Among the various drafts of laws or administrative regulations that could affect the leverage of M&A activity under discussion, the following can be mentioned:
- CNV Resolution 742/2018, which will turn enforceable the stated new regime implemented by Law No. 27,440;
- the Asset Recovery Bill, which will facilitate the decommission of assets obtained illegally by means of corruption, narcotrafficking and money laundering. As of September 2018, the Asset Recovery Bill was approved by Argentina's Lower House of Congress. If enacted into law, it would provide for an autonomous judicial action in order to confiscate any assets or proceeds that are a product directly or indirectly of illicit activity.

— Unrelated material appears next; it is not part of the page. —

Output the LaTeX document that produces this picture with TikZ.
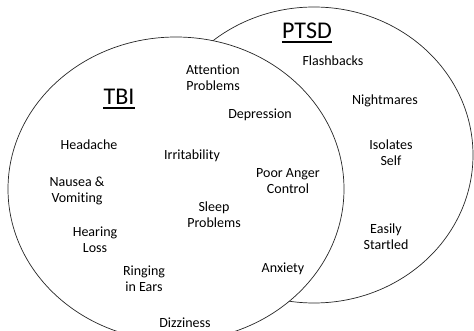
\documentclass[tikz,border=0pt]{standalone}
\usepackage{fontspec}
\setmainfont{Carlito}[Ligatures={NoCommon,NoDiscretionary,NoContextual}]
\begin{document}
\begin{tikzpicture}[x=1pt,y=-1pt,
  lbl/.style={align=center,inner sep=0pt,font=\fontsize{14}{16}\selectfont},
  ttl/.style={inner sep=0pt,anchor=base,font=\fontsize{24}{28}\selectfont},
  ring/.style={draw=black!85,line width=0.7pt},
  uline/.style={line width=2.6pt}]
\useasboundingbox (0,0) rectangle (474,331);
\clip (0,0) rectangle (474,331);
% PTSD ellipse (behind)
\draw[ring,fill=white] (314,155) ellipse [x radius=159pt, y radius=148pt];
% TBI ellipse (front, white fill)
\draw[ring,fill=white] (176,189) ellipse [x radius=168pt, y radius=152pt];
% titles
\node[ttl] (tbi) at (119,105) {TBI};
\draw[uline] ([yshift=-3pt]tbi.base west) -- ([yshift=-3pt]tbi.base east);
\node[ttl] (ptsd) at (307,39) {PTSD};
\draw[uline] ([yshift=-3pt]ptsd.base west) -- ([yshift=-3pt]ptsd.base east);
% TBI labels
\node[lbl] (attn) at (213,78) {Attention\\Problems};
\node[lbl] (depr) at (260,115) {Depression};
\node[lbl] (head) at (89,145) {Headache};
\node[lbl] (irr) at (192,156) {Irritability};
\node[lbl] (naus) at (77,191) {Nausea \&\\Vomiting};
\node[lbl] (anger) at (288,181) {Poor Anger\\Control};
\node[lbl] (sleep) at (214,215) {Sleep\\Problems};
\node[lbl] (hear) at (95,240) {Hearing\\Loss};
\node[lbl] (ring) at (144,279) {Ringing\\in Ears};
\node[lbl] (anx) at (283,269) {Anxiety};
\node[lbl] (dizz) at (185,323) {Dizziness};
% PTSD labels
\node[lbl] (flash) at (333,61) {Flashbacks};
\node[lbl] (night) at (385,101) {Nightmares};
\node[lbl] (iso) at (391,153) {Isolates\\Self};
\node[lbl] (easy) at (386,237) {Easily\\Startled};
\end{tikzpicture}
\end{document}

- the Public Ethics Bill, which would effect several changes on the current system, and is aimed at preventing public officials from taking advantage of public office to make a profit personally or through family members; and
- the bill to amend the National Civil and Commercial Procedural Code and the National Civil and Commercial Code, which will modify aspects of the arbitration agreement, particularly, aspects related to precautionary measures, review of arbitration awards and optional clauses.
1 Tomás Allende is a partner at Estudio Beccar Varela. The author thanks Juan Francisco Oria and Juan Luchia Puig, who are associates, for helping to update this chapter.
2 TTR Blog made a report that shows that M&A activity for the first half of 2018 was US$2.551 million and 110 operations. This shows a decrease of 18.58 per cent in the amount and a decrease of 2.65 per cent in the number of operations in comparison with the same period of 2017. TTR Blog; 'Informe Trimestral Argentina 2T2018'; 2018. (Available at: https://blog.ttrecord.com/informe-trimestral-argentina-2t18/.)
3 Deals: Private equity funds Blackstone and Riverwood Capital acquired CPS Comunicaciones SA; Galeno Capital SAU acquired Compañía Financiera Argentina y de Cobranzas y de Servicios; ACON Bios Investors LP and Humus Capital Partners LLC acquired Biosidus SA; and Pan American Energy LLC has been merged with Axion Energy Argentina SA.
4 Pursuant to the CEPAL report 'La Inversión Extranjera Directa en América Latina y el Caribe 2018', during 2017 Argentina received US$11.517 billion from foreign investors, which represents an increase of 253 per cent in comparison with 2016. CEPAL; 'La Inversión Extranjera Directa en América Latina y el Caribe 2018'; Santiago, 2018. (Available at: https://repositorio.cepal.org/bitstream/handle/11362/43689/13/S1800684_es.pdf.)
5 Non-cooperative jurisdictions are countries or jurisdictions without exchange of information with Argentina (i.e., there is no exchange of information treaty or double tax treaty with a broad clause of exchange of information between this country and Argentina, or there is no effective exchange of information although this kind of treaty is in force. The list of 'non-cooperative countries' should be determined by the executive branch following such parameters (still pending for 2018). However, through Section 7 of Decree No. 279/2018 (published in the Official Gazette on 9 April 2018), the executive branch established that, until the list for 2018 is regulated, the list of 'cooperative countries' in force for 2017 must be considered (Available at: www.afip.gob.ar/jurisdiccionesCooperantes/#ver.)